Jade opened her mouth to ask a question, but just then the speaker walked in and the auditorium quieted. And Jade, being a polite person, kept silent through the entire presentation, listening to the speaker, a human man in his early thirties. He talked extensively about the difficulties of researching a planet without having legal permission to set foot on it (though the trolls now abstained from conquering and enslaving foreign species, they were not the friendliest towards outsiders), and presented the data he had so far. Terezi didn't seem to be able to stop herself from keeping a running commentary of what exactly she thought of the presentation.
Finally, it was over, and students began getting up from their seats and filing out of the room. Jade stood up as well.
"Huh. I guess that wasn't toooo bad," was Terezi's final verdict. "But he totally got the lusus thing wrong! They're not pets, they're caretakers."
To Jade’s joy, Terezi walked with her as she headed towards the cafeteria for lunch.
"What species was your lusus?" Jade asked. What Jade knew from her readings was that every troll was given a lusus in their youth, and that each one was blood-caste specific. Terezi had a small teal logo that Jade assumed designated hers stitched into her shirt.
“Basilisk Rubicundis. I believe the name in English is ‘dragon.’”
“So what you’re saying is that you were raised by a dragon? Holy shit.” Jade’s voice pitched upwards as she tried to keep from raising her voice in excitement.
“Indeed I was!” Terezi seemed pleased by Jade’s interest. “I have objectively the best lusus ever. But she hasn’t reached full size yet. See, she was barely out of the egg when she chose me in the Brooding Caverns as her charge.”
“That’s like, so incredibly cool!”
“Alternia is a much different place from Earth. Any one of you squishy humans wouldn’t last a day before getting eaten by somebody’s lusus!” Terezi cackled.

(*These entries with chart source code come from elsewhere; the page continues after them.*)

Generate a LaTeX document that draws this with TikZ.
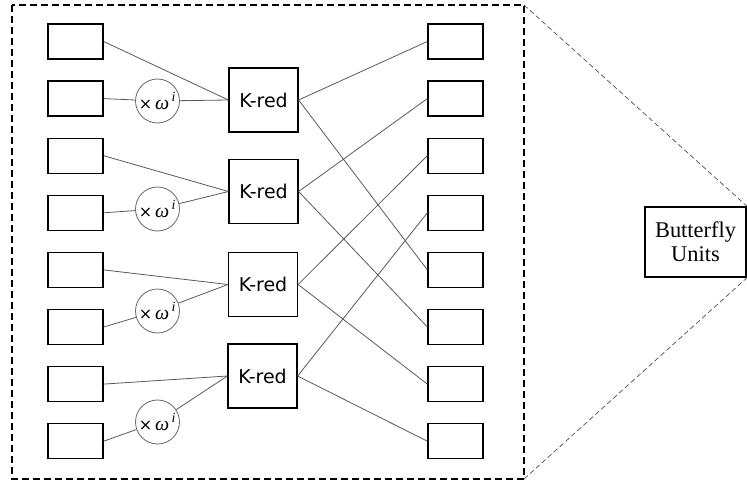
\documentclass[tikz,border=0pt]{standalone}
\usepackage{fontspec}
\setmainfont{Liberation Serif}
\newfontfamily\dejavu{DejaVu Sans}
\newcommand{\omi}{{\fontsize{16}{20}\selectfont ×}\,{\rmfamily\itshape\fontsize{20}{20}\selectfont ω\textsuperscript{\,i}}}
\begin{document}
\begin{tikzpicture}[x=1pt,y=-1pt,
  cell/.style={draw=black,line width=1.3pt,minimum width=55pt,minimum height=35pt,inner sep=0pt},
  kred/.style={draw=black,line width=1.2pt,minimum width=69pt,minimum height=64pt,inner sep=0pt,font=\dejavu\fontsize{19}{22}\selectfont},
  mul/.style={circle,draw=black!60,line width=0.8pt,minimum size=44pt,inner sep=0pt,font=\dejavu\fontsize{17}{20}\selectfont},
  wire/.style={draw=black!65,line width=0.8pt},
  bfly/.style={draw=black,line width=1.7pt,minimum width=101pt,minimum height=70pt,inner sep=0pt,align=center,font=\fontsize{22.4}{26}\selectfont}
]
\useasboundingbox (0,0) rectangle (747,484);
% outer dashed frame
\draw[line width=1.4pt,dash pattern=on 7pt off 4pt] (12,5) rectangle (524,479);
\coordinate (fTR) at (524,5);
\coordinate (fBR) at (524,479);
% left and right cells
\foreach \k in {1,...,8}{
  \node[cell] (L\k) at (75.5,{41.5+57.1*(\k-1)}) {};
  \node[cell] (R\k) at (455.5,{41.5+57.1*(\k-1)}) {};
}
% K-red
\node[kred] (K1) at (263.5,100) {K-red};
\node[kred] (K2) at (263.5,191.5) {K-red};
\node[kred] (K3) at (263,284.5) {K-red};
\node[kred] (K4) at (262.5,376) {K-red};
% multipliers
\node[mul] (M1) at (157.5,101) {\omi};
\node[mul] (M2) at (157.5,209) {\omi};
\node[mul] (M3) at (157.5,311) {\omi};
\node[mul] (M4) at (157.5,422) {\omi};
% wires left
\draw[wire] (L1.east) -- (K1.west);
\draw[wire] (L2.east) -- (M1) -- (K1.west);
\draw[wire] (L3.east) -- (K2.west);
\draw[wire] (L4.east) -- (M2) -- (K2.west);
\draw[wire] (L5.east) -- (K3.west);
\draw[wire] (L6.east) -- (M3) -- (K3.west);
\draw[wire] (L7.east) -- (K4.west);
\draw[wire] (L8.east) -- (M4) -- (K4.west);
% wires right
\draw[wire] (K1.east) -- (R1.west);
\draw[wire] (K1.east) -- (R5.west);
\draw[wire] (K2.east) -- (R2.west);
\draw[wire] (K2.east) -- (R6.west);
\draw[wire] (K3.east) -- (R3.west);
\draw[wire] (K3.east) -- (R7.west);
\draw[wire] (K4.east) -- (R4.west);
\draw[wire] (K4.east) -- (R8.west);
% butterfly
\node[bfly] (B) at (695.5,242) {Butterfly\\[-2pt]Units};
\draw[draw=black!70,line width=0.7pt,dash pattern=on 5pt off 3pt] (fTR) -- (B.north east);
\draw[draw=black!70,line width=0.7pt,dash pattern=on 5pt off 3pt] (fBR) -- (B.south east);
\end{tikzpicture}
\end{document}
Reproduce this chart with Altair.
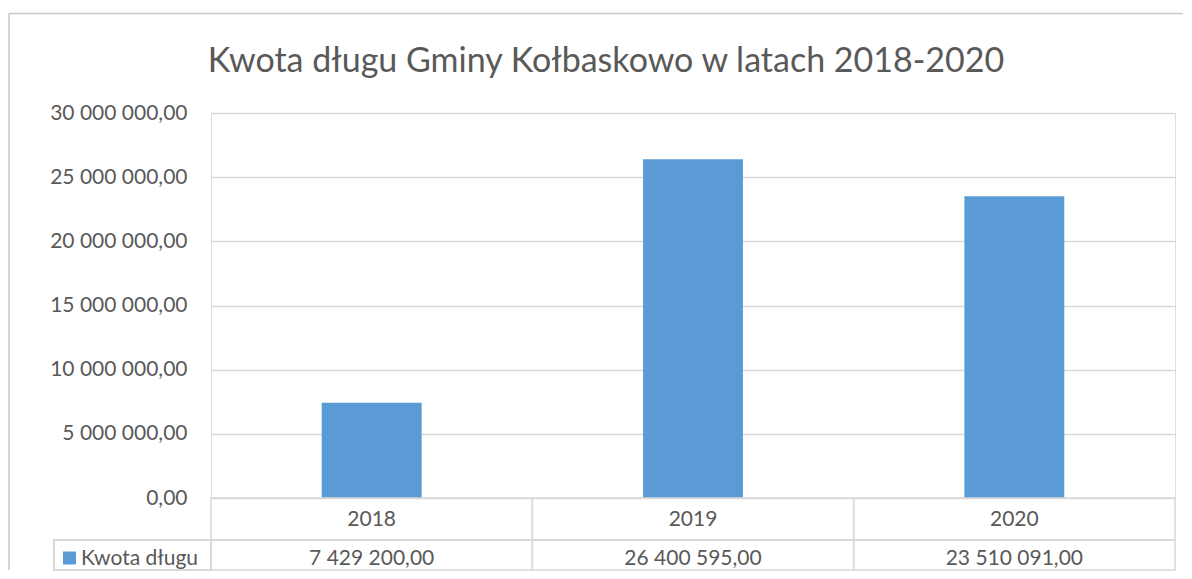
import altair as alt
import pandas as pd

# ---- data ----
years = ["2018", "2019", "2020"]
values = [7429200.00, 26400595.00, 23510091.00]
series_name = "Kwota długu"
title_text = "Kwota długu Gminy Kołbaskowo w latach 2018-2020"
y_ticks = [0, 5000000, 10000000, 15000000, 20000000, 25000000, 30000000]


def pl_fmt(v):
    s = f"{v:,.2f}"
    return s.replace(",", " ").replace(".", ",")


df = pd.DataFrame({"year": years, "value": values})
df["label"] = [pl_fmt(v) for v in values]

# ---- layout / style ----
W, H = 964, 385
PAD_R, PAD_B = 9, 73
ROW1, ROW2 = 42, 30
ROW2_MID = 19
LEFT_CELL = 157
FONT = "Lato"
TXT = "#595959"
GRID = "#d9d9d9"
FRAME = "#c8c8c8"
BLUE = "#5B9BD5"
P_IN = 0.689
STEP = W / len(years)
FS = 21

xs = alt.X("year:N", sort=years,
           scale=alt.Scale(paddingInner=P_IN, paddingOuter=P_IN / 2),
           axis=None)

base = alt.Chart(df)

bars = base.mark_bar(color=BLUE).encode(
    x=xs,
    y=alt.Y("value:Q",
            scale=alt.Scale(domain=[0, 30000000], nice=False),
            axis=alt.Axis(values=y_ticks, title=None, domain=False, ticks=False,
                          grid=True, gridColor=GRID, gridWidth=1.5,
                          labelFont=FONT, labelFontSize=FS, labelColor=TXT,
                          labelPadding=24,
                          labelExpr="replace(replace(format(datum.value, ',.2f'), /,/g, ' '), '.', ',')")),
)

# table cells (one per year, two rows)
cells = base.mark_rect(width=STEP, fillOpacity=0, stroke=GRID, strokeWidth=1.5).encode(
    x=xs,
    y=alt.value(H),
    y2=alt.value(H + ROW1 + ROW2),
)
row_div = base.mark_rule(color=GRID, strokeWidth=1.5).encode(
    x=alt.value(-LEFT_CELL), x2=alt.value(W), y=alt.value(H + ROW1)
)
left_cell = base.mark_rect(fillOpacity=0, stroke=GRID, strokeWidth=1.5).encode(
    x=alt.value(-LEFT_CELL), x2=alt.value(0),
    y=alt.value(H + ROW1), y2=alt.value(H + ROW1 + ROW2)
)

year_text = base.mark_text(font=FONT, fontSize=FS, color=TXT, baseline="middle").encode(
    x=xs, y=alt.value(H + ROW1 / 2 + 1), text="year:N"
)
val_text = base.mark_text(font=FONT, fontSize=FS, color=TXT, baseline="middle").encode(
    x=xs, y=alt.value(H + ROW1 + ROW2_MID), text="label:N"
)

leg_df = pd.DataFrame({"name": [series_name]})
leg_sq = alt.Chart(leg_df).mark_square(color=BLUE, size=169, opacity=1, filled=True).encode(
    x=alt.value(-141.5), y=alt.value(H + ROW1 + ROW2_MID - 1)
)
leg_txt = alt.Chart(leg_df).mark_text(font=FONT, fontSize=FS, color=TXT,
                                      align="left", baseline="middle").encode(
    x=alt.value(-130), y=alt.value(H + ROW1 + ROW2_MID), text="name:N"
)

title_df = pd.DataFrame({"t": [title_text]})
title = alt.Chart(title_df).mark_text(font=FONT, fontSize=34, color=TXT,
                                      align="center", baseline="middle").encode(
    x=alt.value(395), y=alt.value(-51), text="t:N"
)

# outer chart frame: top and left edges, kept inside the drawing
frame_top = alt.Chart(title_df).mark_rule(color=FRAME, strokeWidth=1.5).encode(
    x=alt.value(-202), x2=alt.value(W + PAD_R - 1), y=alt.value(-99.5)
)
frame_left = alt.Chart(title_df).mark_rule(color=FRAME, strokeWidth=1.5).encode(
    x=alt.value(-202), y=alt.value(-99.5), y2=alt.value(H + PAD_B - 1)
)

chart = alt.layer(frame_top, frame_left, bars, cells, row_div, left_cell,
                  year_text, val_text, leg_sq, leg_txt, title).properties(
    width=W, height=H,
    autosize=alt.AutoSizeParams(type="none"),
    padding={"left": 203, "top": 105, "right": PAD_R, "bottom": PAD_B},
).configure_view(stroke=None).configure(background="white")

chart.save("out.html", embed_options={"renderer": "svg", "actions": False})
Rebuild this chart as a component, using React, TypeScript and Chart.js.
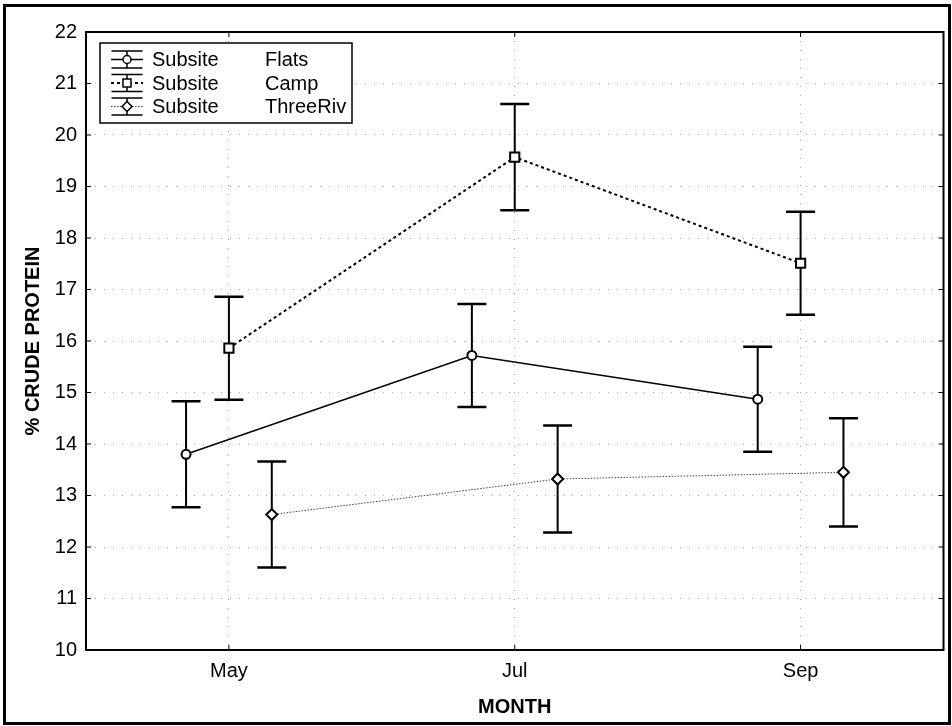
import React, { useEffect, useRef } from 'react';
import { Chart, registerables } from 'chart.js';

Chart.register(...registerables);

const months = ['May', 'Jul', 'Sep'];
const seriesNames = ['Flats', 'Camp', 'ThreeRiv'];
const flatsMean = [13.8, 15.72, 14.87];
const flatsErr = [1.03, 1.0, 1.02];
const campMean = [15.86, 19.57, 17.51];
const campErr = [1.0, 1.03, 1.0];
const threeRivMean = [12.63, 13.32, 13.45];
const threeRivErr = [1.03, 1.04, 1.05];
const seriesShift = [-0.15, 0, 0.15];
const yTickValues = [10, 11, 12, 13, 14, 15, 16, 17, 18, 19, 20, 21, 22];

const FONT = "'Liberation Sans', Arial, sans-serif";

type SeriesStyle = {
  dash: number[];
  width: number;
  color: string;
  marker: string;
  radius: number;
};

const styles: SeriesStyle[] = [
  { dash: [], width: 1.5, color: '#000', marker: 'circle', radius: 4.5 },
  { dash: [3, 3], width: 2, color: '#000', marker: 'rect', radius: 6.5 },
  { dash: [1.5, 1.5], width: 1, color: '#444', marker: 'rectRot', radius: 5.5 },
];

const means = [flatsMean, campMean, threeRivMean];
const errs = [flatsErr, campErr, threeRivErr];

const errorBarPlugin = {
  id: 'errorBars',
  beforeDatasetsDraw(chart: any) {
    const ctx = chart.ctx;
    const y = chart.scales.y;
    ctx.save();
    ctx.strokeStyle = '#000';
    chart.data.datasets.forEach((ds: any, i: number) => {
      const meta = chart.getDatasetMeta(i);
      meta.data.forEach((pt: any, j: number) => {
        const m = means[i][j];
        const e = errs[i][j];
        const yt = y.getPixelForValue(m + e);
        const yb = y.getPixelForValue(m - e);
        ctx.setLineDash([]);
        ctx.lineWidth = 2;
        ctx.beginPath();
        ctx.moveTo(pt.x, yt);
        ctx.lineTo(pt.x, yb);
        ctx.stroke();
        ctx.lineWidth = 2.5;
        ctx.beginPath();
        ctx.moveTo(pt.x - 14.5, yt);
        ctx.lineTo(pt.x + 14.5, yt);
        ctx.moveTo(pt.x - 14.5, yb);
        ctx.lineTo(pt.x + 14.5, yb);
        ctx.stroke();
      });
    });
    ctx.restore();
  },
};

const framePlugin = {
  id: 'frameAndLegend',
  afterDraw(chart: any) {
    const ctx = chart.ctx;
    const a = chart.chartArea;
    ctx.save();
    // plot border
    ctx.setLineDash([]);
    ctx.strokeStyle = '#000';
    ctx.lineWidth = 2;
    ctx.strokeRect(a.left, a.top, a.right - a.left, a.bottom - a.top);
    // inward tick marks
    ctx.lineWidth = 1;
    const ys = chart.scales.y;
    yTickValues.forEach((v) => {
      const py = ys.getPixelForValue(v);
      ctx.beginPath();
      ctx.moveTo(a.left, py);
      ctx.lineTo(a.left + 5, py);
      ctx.moveTo(a.right, py);
      ctx.lineTo(a.right - 5, py);
      ctx.stroke();
    });
    const xs = chart.scales.x;
    months.forEach((_, i) => {
      const px = xs.getPixelForValue(i);
      ctx.beginPath();
      ctx.moveTo(px, a.bottom);
      ctx.lineTo(px, a.bottom - 5);
      ctx.moveTo(px, a.top);
      ctx.lineTo(px, a.top + 5);
      ctx.stroke();
    });

    // legend
    const bx = a.left + 14;
    const by = a.top + 11;
    const bw = 252;
    const bh = 80;
    ctx.fillStyle = '#fff';
    ctx.fillRect(bx, by, bw, bh);
    ctx.lineWidth = 1.5;
    ctx.strokeStyle = '#000';
    ctx.strokeRect(bx, by, bw, bh);
    const rowY = [a.top + 27.5, a.top + 51, a.top + 74.5];
    const gx = bx + 27;
    seriesNames.forEach((name, i) => {
      const st = styles[i];
      const cy = rowY[i];
      ctx.setLineDash(st.dash);
      ctx.strokeStyle = st.color;
      ctx.lineWidth = st.width;
      ctx.beginPath();
      ctx.moveTo(gx - 16, cy);
      ctx.lineTo(gx + 16, cy);
      ctx.stroke();
      ctx.setLineDash([]);
      ctx.strokeStyle = '#000';
      ctx.lineWidth = 1.5;
      ctx.beginPath();
      ctx.moveTo(gx, cy - 8);
      ctx.lineTo(gx, cy + 8);
      ctx.moveTo(gx - 15.5, cy - 8.5);
      ctx.lineTo(gx + 15.5, cy - 8.5);
      ctx.moveTo(gx - 15.5, cy + 8.5);
      ctx.lineTo(gx + 15.5, cy + 8.5);
      ctx.stroke();
      ctx.fillStyle = '#fff';
      ctx.lineWidth = 1.5;
      const r = st.marker === 'circle' ? 4 : st.marker === 'rect' ? 5.5 : 5;
      ctx.beginPath();
      if (st.marker === 'circle') {
        ctx.arc(gx, cy, r, 0, Math.PI * 2);
      } else if (st.marker === 'rect') {
        ctx.rect(gx - 4, cy - 4, 8, 8);
      } else {
        ctx.moveTo(gx, cy - r);
        ctx.lineTo(gx + r, cy);
        ctx.lineTo(gx, cy + r);
        ctx.lineTo(gx - r, cy);
        ctx.closePath();
      }
      ctx.fill();
      ctx.stroke();
      ctx.fillStyle = '#000';
      ctx.font = `20px ${FONT}`;
      ctx.textBaseline = 'middle';
      ctx.textAlign = 'left';
      ctx.fillText('Subsite', bx + 52, cy + 1);
      ctx.fillText(name, bx + 165, cy + 1);
    });

    // outer frame
    ctx.setLineDash([]);
    ctx.strokeStyle = '#000';
    ctx.lineWidth = 3;
    ctx.strokeRect(4.5, 5.5, 945, 718);
    ctx.restore();
  },
};

export default function App() {
  const ref = useRef<HTMLCanvasElement>(null);

  useEffect(() => {
    if (!ref.current) return;
    const datasets = seriesNames.map((name, i) => ({
      label: name,
      data: means[i].map((v, j) => ({ x: j + seriesShift[i], y: v })),
      borderColor: styles[i].color,
      borderWidth: styles[i].width,
      borderDash: styles[i].dash,
      pointStyle: styles[i].marker,
      pointRadius: styles[i].radius,
      pointBorderWidth: 2,
      pointBorderColor: '#000',
      pointBackgroundColor: '#fff',
      tension: 0,
      fill: false,
    }));
    const chart = new Chart(ref.current, {
      type: 'line',
      data: { datasets },
      options: {
        responsive: false,
        animation: false,
        layout: { padding: { left: 0, top: 32, right: 5, bottom: 0 } },
        plugins: {
          legend: { display: false },
          tooltip: { enabled: false },
        },
        scales: {
          x: {
            type: 'linear',
            min: -0.5,
            max: 2.5,
            afterBuildTicks: (scale: any) => {
              scale.ticks = months.map((_, i) => ({ value: i }));
            },
            afterFit: (scale: any) => {
              scale.height = 76;
            },
            ticks: {
              callback: (v: any) => months[v] ?? '',
              color: '#000',
              font: { family: FONT, size: 20 },
              padding: 9,
              maxRotation: 0,
            },
            grid: {
              drawTicks: false,
              color: 'rgba(0,0,0,0.35)',
              lineWidth: 1,
            },
            border: { display: false, dash: [1, 8] },
            title: {
              display: true,
              text: 'MONTH',
              color: '#000',
              font: { family: FONT, size: 20, weight: 'bold' },
              padding: { top: 0, bottom: 7 },
            },
          },
          y: {
            type: 'linear',
            min: 10,
            max: 22,
            afterBuildTicks: (scale: any) => {
              scale.ticks = yTickValues.map((v) => ({ value: v }));
            },
            afterFit: (scale: any) => {
              scale.width = 86;
            },
            ticks: {
              color: '#000',
              font: { family: FONT, size: 20 },
              padding: 9,
            },
            grid: {
              drawTicks: false,
              color: 'rgba(0,0,0,0.35)',
              lineWidth: 1,
            },
            border: { display: false, dash: [1, 8] },
            title: {
              display: true,
              text: '% CRUDE PROTEIN',
              color: '#000',
              font: { family: FONT, size: 20, weight: 'bold' },
              padding: { top: 21, bottom: 0 },
            },
          },
        },
      },
      plugins: [errorBarPlugin, framePlugin],
    } as any);
    return () => chart.destroy();
  }, []);

  return (
    <div style={{ position: 'absolute', left: 0, top: 0, width: 952, height: 726, background: '#fff' }}>
      <canvas ref={ref} width={952} height={726} style={{ display: 'block' }} />
    </div>
  );
}
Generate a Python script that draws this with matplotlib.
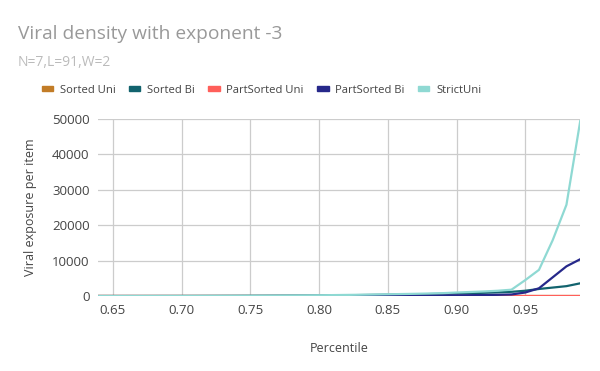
import numpy as np
import matplotlib
matplotlib.use('Agg')
import matplotlib.pyplot as plt

plt.rcParams['font.family'] = ['Open Sans', 'DejaVu Sans']

# percentiles 0.64 .. 0.99
percentile = [0.64, 0.65, 0.66, 0.67, 0.68, 0.69, 0.70, 0.71, 0.72, 0.73, 0.74, 0.75,
              0.76, 0.77, 0.78, 0.79, 0.80, 0.81, 0.82, 0.83, 0.84, 0.85, 0.86, 0.87,
              0.88, 0.89, 0.90, 0.91, 0.92, 0.93, 0.94, 0.95, 0.96, 0.97, 0.98, 0.99]

sorted_uni = [0] * 36
sorted_bi = [5, 8, 10, 12, 15, 20, 25, 30, 40, 50, 60, 75,
             90, 110, 130, 150, 180, 210, 240, 280, 330, 380, 430, 490,
             560, 640, 720, 820, 920, 1050, 1200, 1500, 2000, 2400, 2800, 3600]
part_sorted_uni = [0] * 36
part_sorted_bi = [0, 0, 0, 0, 0, 0, 0, 0, 0, 0, 0, 0,
                  5, 10, 15, 20, 30, 40, 50, 60, 75, 90, 110, 130,
                  150, 180, 210, 250, 290, 350, 450, 1000, 2200, 5300, 8400, 10400]
strict_uni = [10, 12, 15, 18, 22, 27, 33, 40, 50, 60, 75, 90,
              110, 130, 160, 190, 230, 270, 320, 370, 430, 500, 570, 640,
              720, 820, 1000, 1150, 1300, 1500, 1800, 4500, 7400, 15800, 25800, 49400]

series = [
    ('Sorted Uni', sorted_uni, '#c27c27'),
    ('Sorted Bi', sorted_bi, '#12636e'),
    ('PartSorted Uni', part_sorted_uni, '#ff5f5a'),
    ('PartSorted Bi', part_sorted_bi, '#26288a'),
    ('StrictUni', strict_uni, '#8fd9d3'),
]

fig = plt.figure(figsize=(6, 3.71), dpi=100)
ax = fig.add_axes([0.163, 0.202, 0.804, 0.477])

for name, vals, col in series:
    ax.plot(percentile, vals, color=col, linewidth=1.6, label=name)

ax.set_xlim(0.639, 0.99)
ax.set_ylim(0, 50000)
ax.set_xticks([0.65, 0.70, 0.75, 0.80, 0.85, 0.90, 0.95])
ax.set_xticklabels(['0.65', '0.70', '0.75', '0.80', '0.85', '0.90', '0.95'])
ax.set_yticks([0, 10000, 20000, 30000, 40000, 50000])
ax.grid(True, color='#cccccc', linewidth=0.9)
ax.set_axisbelow(True)
for s in ax.spines.values():
    s.set_visible(False)
ax.tick_params(length=0, labelsize=9.5, colors='#444444', pad=6)
ax.set_xlabel('Percentile', fontsize=9, color='#444444', labelpad=18)
ax.set_ylabel('Viral exposure per item', fontsize=9, color='#444444', labelpad=11)

fig.text(0.03, 0.895, 'Viral density with exponent -3', fontsize=13.8, color='#999999')
fig.text(0.03, 0.822, 'N=7,L=91,W=2', fontsize=10, color='#bbbbbb')

handles = [plt.Rectangle((0, 0), 1, 1, color=c) for _, _, c in series]
fig.legend(handles, [n for n, _, _ in series], loc='center', bbox_to_anchor=(0.436, 0.757),
           ncol=5, frameon=False, fontsize=8.1, handlelength=1.0, handleheight=0.3,
           handletextpad=0.6, columnspacing=1.2, labelcolor='#444444')

fig.savefig('out.png', dpi=100)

Jade widened her eyes. “It’s that bad?”
“Bad? You humans’ preconceived notions of ‘good’ and ‘bad’ and ‘just’ and ‘unfair’ aren’t universal, you know.”
“That’s not what I-” Jade tried to backtrack.
Terezi ignored her. “If you live on Alternia, you live by its rules. Those who are not strong enough to survive are destined to die. It’s a necessary reality, as the number of eggs the Mother Grub lays is much more than the planet can sustain.”
“Still… that sounds like a hard life, doesn’t it? If you can be killed any day.” Specifics on Alternia could be a little hard to come by, but it seemed like a brutal place to grow up on.
“We do have laws, you know! For example, a troll cannot kill another troll if they haven’t done anything to deserve it. I don’t know what humans have against good old fashioned revenge.”
The two arrived at the cafeteria without Jade even noticing. Terezi joined her in the food line, picking and choosing foods that her body could digest (with some whining about how Earthlings had no sense of flavor). The conversation shifted to the topic of troll biology, and, still talking, they both sat down to eat at a table across from one another, already becoming fast friends.